A grande briga deste Oscar deve ficar entre Parasita e 1917. Mas não podemos nos esquecer que são nove os filmes que concorrem na principal categoria da premiação.
Os sete demais indicados ao Oscar de melhor filmes são uma boa amostragem (ainda que incompleta) da produção audiovisual contemporânea. Coringa representa a reinvenção. Com sua fábula (pesadelo?) que recria um personagem icônico dos quadrinhos, o cineasta Todd Philipps (aqui, numa guinada na carreira, até então marcada por comédias blockbuster) promoveu uma reflexão em massa (o filme fez US$ 1 bilhão nas bilheterias) sobre as injustiças sociais. O Coringa de Joaquin Phoenix (que deve levar seu primeiro Oscar de melhor ator) ainda mostrou que os super-heróis (no caso, um supervilão) devem ser levados a sério.
Com 10 indicações, O irlandês é Hollywood em sua essência buscando sobreviver num outro contexto. O épico de Martin Scorsese custou estimados US$ 159 milhões (R$ 675 milhões). Scorsese diz que nenhum estúdio quis correr o risco e apenas a Netflix lhe deu o orçamento e carta branca para gastá-lo. Com um elenco do primeiro time – Robert de Niro, Al Pacino, Joe Pesci –, além de Scorsese na direção, a Netflix certamente almejava múltiplas estatuetas para o filme, mas pode sair sem elas caso confirmadas as previsões da maior parte da imprensa especializada para esta noite.
Uma pena que Pacino e Pesci concorram a ator coadjuvante no mesmo ano em que Brad Pitt, em sua quarta indicação como ator, surge como favorito ao prêmio pelo papel do dublê/motorista/faz-tudo do ator interpretado por Leonardo DiCaprio em Era uma vez em... Hollywood (indicado em 10 categorias). A recriação que Quentin Tarantino faz do momento em que os EUA perdem a inocência é impagável, e Pitt, com tudo nesta temporada de prêmios, é quem melhor personificou o espírito do filme. Tarantino, que já levou dois Oscars de roteiro (Pulp fiction e Django livre), pode ser uma pedra no sapato de Bong Joon Ho nessa categoria.

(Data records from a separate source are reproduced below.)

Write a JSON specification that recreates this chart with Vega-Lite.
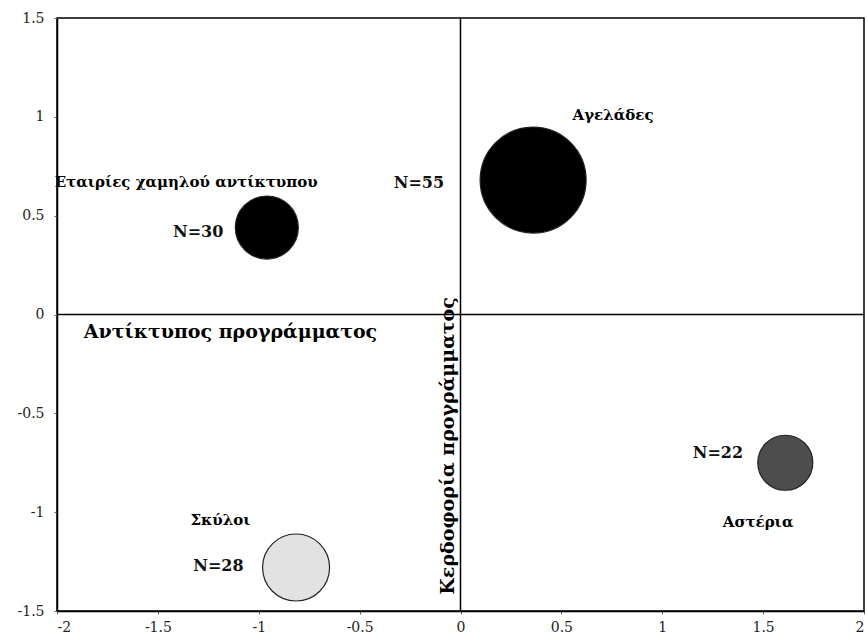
{
  "$schema": "https://vega.github.io/schema/vega-lite/v6.json",
  "autosize": "none",
  "width": 807,
  "height": 593,
  "padding": {"left": 57, "top": 18, "right": 3, "bottom": 27},
  "background": "white",
  "config": {
    "view": {"stroke": "black", "strokeWidth": 1.5},
    "axis": {"grid": false, "labelFont": "DejaVu Serif", "labelFontSize": 14, "labelColor": "#222", "domainColor": "black", "domainWidth": 1.5, "tickColor": "#666", "tickSize": 3, "title": null}
  },
  "datasets": {
    "bubbles": [
      {"group": "Αγελάδες", "n": 55, "x": 0.36, "y": 0.68},
      {"group": "Εταιρίες χαμηλού αντίκτυπου", "n": 30, "x": -0.96, "y": 0.44},
      {"group": "Αστέρια", "n": 22, "x": 1.61, "y": -0.75},
      {"group": "Σκύλοι", "n": 28, "x": -0.815, "y": -1.28}
    ],
    "labels": [
      {"kind": "name", "text": "Αγελάδες", "x": 0.756, "y": 1.01},
      {"kind": "name", "text": "Εταιρίες χαμηλού αντίκτυπου", "x": -1.36, "y": 0.67},
      {"kind": "name", "text": "Αστέρια", "x": 1.475, "y": -1.05},
      {"kind": "name", "text": "Σκύλοι", "x": -1.19, "y": -1.04},
      {"kind": "count", "text": "N=55", "x": -0.206, "y": 0.665},
      {"kind": "count", "text": "N=30", "x": -1.3, "y": 0.417},
      {"kind": "count", "text": "N=22", "x": 1.276, "y": -0.7},
      {"kind": "count", "text": "N=28", "x": -1.2, "y": -1.27},
      {"kind": "axisname", "text": "Αντίκτυπος προγράμματος", "x": -1.14, "y": -0.09}
    ],
    "vertical": [
      {"text": "Κερδοφορία προγράμματος", "x": -0.062, "y": -0.665}
    ],
    "zero": [{"v": 0}]
  },
  "layer": [
    {
      "data": {"name": "zero"},
      "mark": {"type": "rule", "color": "black", "strokeWidth": 1.5},
      "encoding": {"x": {"field": "v", "type": "quantitative", "scale": {"domain": [-2, 2]}}}
    },
    {
      "data": {"name": "zero"},
      "mark": {"type": "rule", "color": "black", "strokeWidth": 1.5},
      "encoding": {"y": {"field": "v", "type": "quantitative", "scale": {"domain": [-1.5, 1.5]}}}
    },
    {
      "data": {"name": "bubbles"},
      "mark": {"type": "point", "shape": "circle", "filled": true, "opacity": 1, "stroke": "#222", "strokeWidth": 1.2},
      "encoding": {
        "x": {"field": "x", "type": "quantitative", "scale": {"domain": [-2, 2], "nice": false, "zero": false},
          "axis": {"values": [-2, -1.5, -1, -0.5, 0, 0.5, 1, 1.5, 2], "labelExpr": "toString(datum.value)", "labelPadding": 6}},
        "y": {"field": "y", "type": "quantitative", "scale": {"domain": [-1.5, 1.5], "nice": false, "zero": false},
          "axis": {"values": [-1.5, -1, -0.5, 0, 0.5, 1, 1.5], "labelExpr": "toString(datum.value)", "labelPadding": 10}},
        "size": {"field": "group", "type": "nominal", "legend": null,
          "scale": {"type": "ordinal", "domain": ["Αγελάδες", "Εταιρίες χαμηλού αντίκτυπου", "Αστέρια", "Σκύλοι"], "range": [11236, 3969, 3025, 4489]}},
        "fill": {"field": "group", "type": "nominal", "legend": null,
          "scale": {"domain": ["Αγελάδες", "Εταιρίες χαμηλού αντίκτυπου", "Αστέρια", "Σκύλοι"], "range": ["#000000", "#000000", "#4d4d4d", "#e2e2e2"]}}
      }
    },
    {
      "data": {"name": "labels"},
      "transform": [{"filter": "datum.kind === 'name'"}],
      "mark": {"type": "text", "font": "DejaVu Serif", "fontWeight": "bold", "fontSize": 15, "color": "black"},
      "encoding": {
        "x": {"field": "x", "type": "quantitative"},
        "y": {"field": "y", "type": "quantitative"},
        "text": {"field": "text"}
      }
    },
    {
      "data": {"name": "labels"},
      "transform": [{"filter": "datum.kind === 'count'"}],
      "mark": {"type": "text", "font": "DejaVu Serif", "fontWeight": "bold", "fontSize": 16, "color": "#111"},
      "encoding": {
        "x": {"field": "x", "type": "quantitative"},
        "y": {"field": "y", "type": "quantitative"},
        "text": {"field": "text"}
      }
    },
    {
      "data": {"name": "labels"},
      "transform": [{"filter": "datum.kind === 'axisname'"}],
      "mark": {"type": "text", "font": "DejaVu Serif", "fontWeight": "bold", "fontSize": 19, "color": "black"},
      "encoding": {
        "x": {"field": "x", "type": "quantitative"},
        "y": {"field": "y", "type": "quantitative"},
        "text": {"field": "text"}
      }
    },
    {
      "data": {"name": "vertical"},
      "mark": {"type": "text", "font": "DejaVu Serif", "fontWeight": "bold", "fontSize": 19, "color": "black", "angle": 270},
      "encoding": {
        "x": {"field": "x", "type": "quantitative"},
        "y": {"field": "y", "type": "quantitative"},
        "text": {"field": "text"}
      }
    }
  ]
}
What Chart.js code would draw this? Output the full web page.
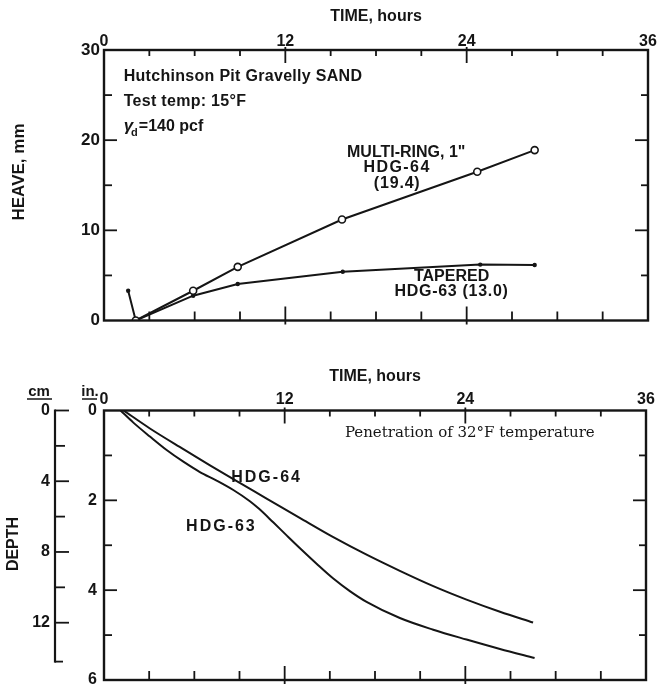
<!DOCTYPE html>
<html>
<head>
<meta charset="utf-8">
<script src="https://cdn.jsdelivr.net/npm/chart.js@4.4.1/dist/chart.umd.min.js"></script>
<style>
  html, body { margin: 0; padding: 0; background: #fff; }
  #wrap { position: relative; width: 659px; height: 685px; }
  canvas { position: absolute; left: 0; }
  #heaveChart { top: 0; }
  #depthChart { top: 335px; }
</style>
</head>
<body>
<div id="wrap">
  <canvas id="heaveChart" width="659" height="335"></canvas>
  <canvas id="depthChart" width="659" height="350"></canvas>
</div>
<script>
// top panel: heave vs time
const hourTicks = [0, 12, 24, 36];
const heaveTicks = [0, 10, 20, 30];
const ringTime = [2.1, 5.9, 8.85, 15.75, 24.7, 28.5];
const ringHeave = [0, 3.3, 5.95, 11.2, 16.5, 18.9];
const taperTime = [1.6, 2.1, 5.9, 8.85, 15.8, 24.9, 28.5];
const taperHeave = [3.3, 0, 2.75, 4.05, 5.4, 6.2, 6.15];

// bottom panel: depth of 32F front vs time
const depthInTicks = [0, 2, 4, 6];
const depthCmTicks = [0, 4, 8, 12];
const hdg64Time = [1.3, 3.05, 5.27, 7.04, 8.59, 10.8, 13.0, 15.23, 17.44, 19.65, 21.87, 24.08, 26.3, 28.5];
const hdg64Depth = [0, 0.4, 0.86, 1.22, 1.53, 1.96, 2.39, 2.82, 3.21, 3.57, 3.91, 4.21, 4.48, 4.72];
const hdg63Time = [1.1, 1.95, 3.05, 4.16, 5.27, 6.37, 7.48, 8.59, 9.69, 10.3, 11.24, 12.13, 13.0, 14.12, 15.23, 16.33, 17.44, 19.65, 21.87, 24.08, 26.3, 28.6];
const hdg63Depth = [0, 0.27, 0.58, 0.88, 1.14, 1.37, 1.56, 1.77, 2.02, 2.19, 2.49, 2.78, 3.06, 3.41, 3.74, 4.02, 4.26, 4.62, 4.88, 5.1, 5.31, 5.51];

const ink = '#151515';
const fam = '"Liberation Sans", Arial, sans-serif';
const pts = (xs, ys) => xs.map((x, i) => ({x, y: ys[i]}));
const boldFont = size => ({family: fam, size: size, weight: 'bold'});

// frame with inward ticks, plus the free text on each panel
const frame = {
  id: 'frame',
  afterDraw(chart, args, o) {
    const ctx = chart.ctx;
    const {left, right, top, bottom} = chart.chartArea;
    const xs = chart.scales.x, ys = chart.scales.y;
    const seg = (x1, y1, x2, y2) => { ctx.beginPath(); ctx.moveTo(x1, y1); ctx.lineTo(x2, y2); ctx.stroke(); };
    ctx.save();
    ctx.strokeStyle = ink;
    ctx.lineWidth = 2.4;
    ctx.strokeRect(left, top, right - left, bottom - top);
    ctx.lineWidth = 1.8;
    for (let v = o.xStep; v < xs.max; v += o.xStep) {
      const px = xs.getPixelForValue(v);
      const big = v % o.xMajor === 0;
      seg(px, top - (big ? 3 : 0), px, top + (big ? 13 : 6));
      seg(px, bottom + (big ? 4 : 0), px, bottom - (big ? 14 : 9));
    }
    for (let v = o.yStep; v < ys.max; v += o.yStep) {
      const py = ys.getPixelForValue(v);
      const big = v % o.yMajor === 0;
      seg(left, py, left + (big ? 13 : 8), py);
      seg(right, py, right - (big ? 13 : 7), py);
    }
    ctx.fillStyle = ink;
    ctx.textBaseline = 'middle';
    o.notes.forEach(n => {
      ctx.font = n.font;
      ctx.letterSpacing = (n.spacing || 0) + 'px';
      ctx.textAlign = n.align || 'center';
      ctx.fillText(n.text, xs.getPixelForValue(n.x), ys.getPixelForValue(n.y));
    });
    ctx.letterSpacing = '0px';
    o.extra(ctx, chart);
    ctx.restore();
  }
};

const vTitle = (ctx, text, x, y, font) => {
  ctx.save();
  ctx.translate(x, y);
  ctx.rotate(-Math.PI / 2);
  ctx.font = font;
  ctx.textAlign = 'center';
  ctx.textBaseline = 'middle';
  ctx.fillText(text, 0, 0);
  ctx.restore();
};

new Chart(document.getElementById('heaveChart'), {
  type: 'line',
  data: {
    datasets: [
      {
        label: 'MULTI-RING HDG-64',
        data: pts(ringTime, ringHeave),
        borderColor: ink, borderWidth: 2, tension: 0,
        pointRadius: 3.5, pointBackgroundColor: '#fff', pointBorderColor: ink, pointBorderWidth: 1.6
      },
      {
        label: 'TAPERED HDG-63',
        data: pts(taperTime, taperHeave),
        borderColor: ink, borderWidth: 2, tension: 0,
        pointRadius: 2.2, pointBackgroundColor: ink, pointBorderWidth: 0
      }
    ]
  },
  options: {
    responsive: false,
    animation: false,
    layout: {padding: {left: 0, top: 0, right: 11, bottom: 14.5}},
    plugins: {
      legend: {display: false},
      tooltip: {enabled: false},
      frame: {
        xStep: 3, xMajor: 12, yStep: 5, yMajor: 10,
        notes: [
          {text: 'Hutchinson Pit Gravelly SAND', x: 1.3, y: 27.0, align: 'left', font: 'bold 16px ' + fam, spacing: 0.3},
          {text: 'Test temp: 15°F', x: 1.3, y: 24.3, align: 'left', font: 'bold 16px ' + fam, spacing: 0.3},
          {text: 'MULTI-RING, 1"', x: 20.0, y: 18.6, font: 'bold 16px ' + fam},
          {text: 'HDG-64', x: 19.4, y: 17.0, font: 'bold 16px ' + fam, spacing: 1.4},
          {text: '(19.4)', x: 19.4, y: 15.2, font: 'bold 16px ' + fam, spacing: 0.8},
          {text: 'TAPERED', x: 23.0, y: 4.9, font: 'bold 16px ' + fam},
          {text: 'HDG-63 (13.0)', x: 23.0, y: 3.2, font: 'bold 16px ' + fam, spacing: 0.7}
        ],
        extra(ctx, chart) {
          const xs = chart.scales.x, ys = chart.scales.y;
          const gx = xs.getPixelForValue(1.3), gy = ys.getPixelForValue(21.5);
          ctx.textAlign = 'left';
          ctx.font = 'italic bold 17px ' + fam;
          ctx.fillText('γ', gx, gy);
          let w = ctx.measureText('γ').width;
          ctx.font = 'bold 11px ' + fam;
          ctx.fillText('d', gx + w - 2, gy + 6);
          w += ctx.measureText('d').width - 2;
          ctx.font = 'bold 16px ' + fam;
          ctx.fillText('=140 pcf', gx + w + 1, gy);
          vTitle(ctx, 'HEAVE, mm', 19, 172, 'bold 17px ' + fam);
        }
      }
    },
    scales: {
      x: {
        type: 'linear', position: 'top', min: 0, max: 36,
        afterBuildTicks: s => { s.ticks = hourTicks.map(v => ({value: v})); },
        afterFit: s => { s.height = 50; s.paddingLeft = 0; s.paddingRight = 0; },
        grid: {display: false, drawTicks: false},
        border: {display: false},
        ticks: {color: ink, font: boldFont(16), padding: -1, maxRotation: 0},
        title: {display: true, text: 'TIME, hours', color: ink, font: boldFont(16), padding: {top: 7}}
      },
      y: {
        type: 'linear', position: 'left', min: 0, max: 30,
        afterBuildTicks: s => { s.ticks = heaveTicks.map(v => ({value: v})); },
        afterFit: s => { s.width = 104; s.paddingTop = 0; s.paddingBottom = 0; },
        grid: {display: false, drawTicks: false},
        border: {display: false},
        ticks: {color: ink, font: boldFont(17), padding: 4}
      }
    }
  },
  plugins: [frame]
});

new Chart(document.getElementById('depthChart'), {
  type: 'line',
  data: {
    datasets: [
      {
        label: 'HDG-64',
        data: pts(hdg64Time, hdg64Depth),
        borderColor: ink, borderWidth: 2, pointRadius: 0,
        tension: 0.4, cubicInterpolationMode: 'monotone'
      },
      {
        label: 'HDG-63',
        data: pts(hdg63Time, hdg63Depth),
        borderColor: ink, borderWidth: 2, pointRadius: 0,
        tension: 0.4, cubicInterpolationMode: 'monotone'
      }
    ]
  },
  options: {
    responsive: false,
    animation: false,
    layout: {padding: {left: 0, top: 0, right: 13, bottom: 5}},
    plugins: {
      legend: {display: false},
      tooltip: {enabled: false},
      frame: {
        xStep: 3, xMajor: 12, yStep: 1, yMajor: 2,
        notes: [
          {text: 'Penetration of 32°F temperature', x: 16.0, y: 0.5, align: 'left', font: '15px "DejaVu Serif", serif'},
          {text: 'HDG-64', x: 10.8, y: 1.5, font: 'bold 16px ' + fam, spacing: 2},
          {text: 'HDG-63', x: 7.8, y: 2.59, font: 'bold 16px ' + fam, spacing: 2}
        ],
        extra(ctx, chart) {
          const cm = chart.scales.ycm;
          const lx = cm.right;
          const seg = (x1, y1, x2, y2) => { ctx.beginPath(); ctx.moveTo(x1, y1); ctx.lineTo(x2, y2); ctx.stroke(); };
          ctx.lineWidth = 2.2;
          seg(lx, cm.getPixelForValue(0) - 1, lx, cm.getPixelForValue(14.2) + 1);
          ctx.lineWidth = 1.8;
          for (let v = 0; v <= 12; v += 2) {
            const py = cm.getPixelForValue(v);
            seg(lx, py, lx + (v % 4 === 0 ? 14 : 10), py);
          }
          seg(lx, cm.getPixelForValue(14.2), lx + 8, cm.getPixelForValue(14.2));
          ctx.font = 'bold 15px ' + fam;
          ctx.textAlign = 'center';
          ctx.fillText('cm', 39, 57);
          ctx.fillText('in.', 90, 57);
          ctx.lineWidth = 1.5;
          seg(27, 64, 52, 64);
          seg(82, 64, 97, 64);
          vTitle(ctx, 'DEPTH', 14, 209, 'bold 16px ' + fam);
        }
      }
    },
    scales: {
      x: {
        type: 'linear', position: 'top', min: 0, max: 36,
        afterBuildTicks: s => { s.ticks = hourTicks.map(v => ({value: v})); },
        afterFit: s => { s.height = 75.5; s.paddingLeft = 0; s.paddingRight = 0; },
        grid: {display: false, drawTicks: false},
        border: {display: false},
        ticks: {color: ink, font: boldFont(16), padding: 1, maxRotation: 0},
        title: {display: true, text: 'TIME, hours', color: ink, font: boldFont(16), padding: {top: 32}}
      },
      y: {
        type: 'linear', position: 'left', min: 0, max: 6, reverse: true, weight: 0,
        afterBuildTicks: s => { s.ticks = depthInTicks.map(v => ({value: v})); },
        afterFit: s => { s.width = 49; s.paddingTop = 0; s.paddingBottom = 0; },
        grid: {display: false, drawTicks: false},
        border: {display: false},
        ticks: {color: ink, font: boldFont(16), padding: 7}
      },
      ycm: {
        type: 'linear', position: 'left', min: 0, max: 6 * 2.54, reverse: true, weight: 1,
        afterBuildTicks: s => { s.ticks = depthCmTicks.map(v => ({value: v})); },
        afterFit: s => { s.width = 55; s.paddingTop = 0; s.paddingBottom = 0; },
        grid: {display: false, drawTicks: false},
        border: {display: false},
        ticks: {color: ink, font: boldFont(16), padding: 5}
      }
    }
  },
  plugins: [frame]
});
</script>
</body>
</html>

TRADIÇÃO Adoráveis mulheres, de Greta Gerwig, é uma adaptação literária, outra tradição em produções hollywoodianas. Mais: a diretora consegue, sem forçar a barra, atualizar com inteligência e frescor uma narrativa clássica de 150 anos atrás, que já foi contada outras seis vezes pelo cinema. O longa, que concorre em seis categorias, não tem chances como melhor filme, ainda mais porque Gerwig ficou fora da disputa de direção, gerando protestos pela ausência de representatividade feminina.
Seu marido – sim, pela primeira vez dois cineastas cujos longas concorrem a melhor filme são um casal –, Noah Baumbach, é o responsável por História de um casamento (outra produção da Netflix, indicada em seis categorias), que, com uma boa dose de certeza, deve levar a estatueta de atriz coadjuvante para Laura Dern (que também está em Adoráveis mulheres).
Outra produção que explora uma tradição de Hollywood – no caso, obras biográficas – é Ford vs Ferrari (quatro indicações), filme que vai muito além do registro de uma corrida de carros. É uma história de superação (tanto pessoal quanto dos próprios EUA, aqui vencendo a Itália) muito bem contada e interpretada (Christian Bale e Matt Damon capitaneando um ótimo elenco) em alta velocidade. Se levar alguma estatueta, será em alguma categoria técnica.
Por fim, está a grande (e grata) surpresa deste Oscar. A sinopse de Jojo Rabbit (seis indicações) pode até causar arrepios: garoto que quer integrar a Juventude Hitlerista tem o líder nazista como amigo imaginário. Pois a maneira como o diretor Taika Waititi conta a história de um menino de 10 anos que quer, no fundo, encontrar seu lugar no mundo é de uma inteligência e ironia capazes de encantar até o espectador mais relutante. Se não levar outros, ao menos o Oscar de roteiro adaptado merece ser dele.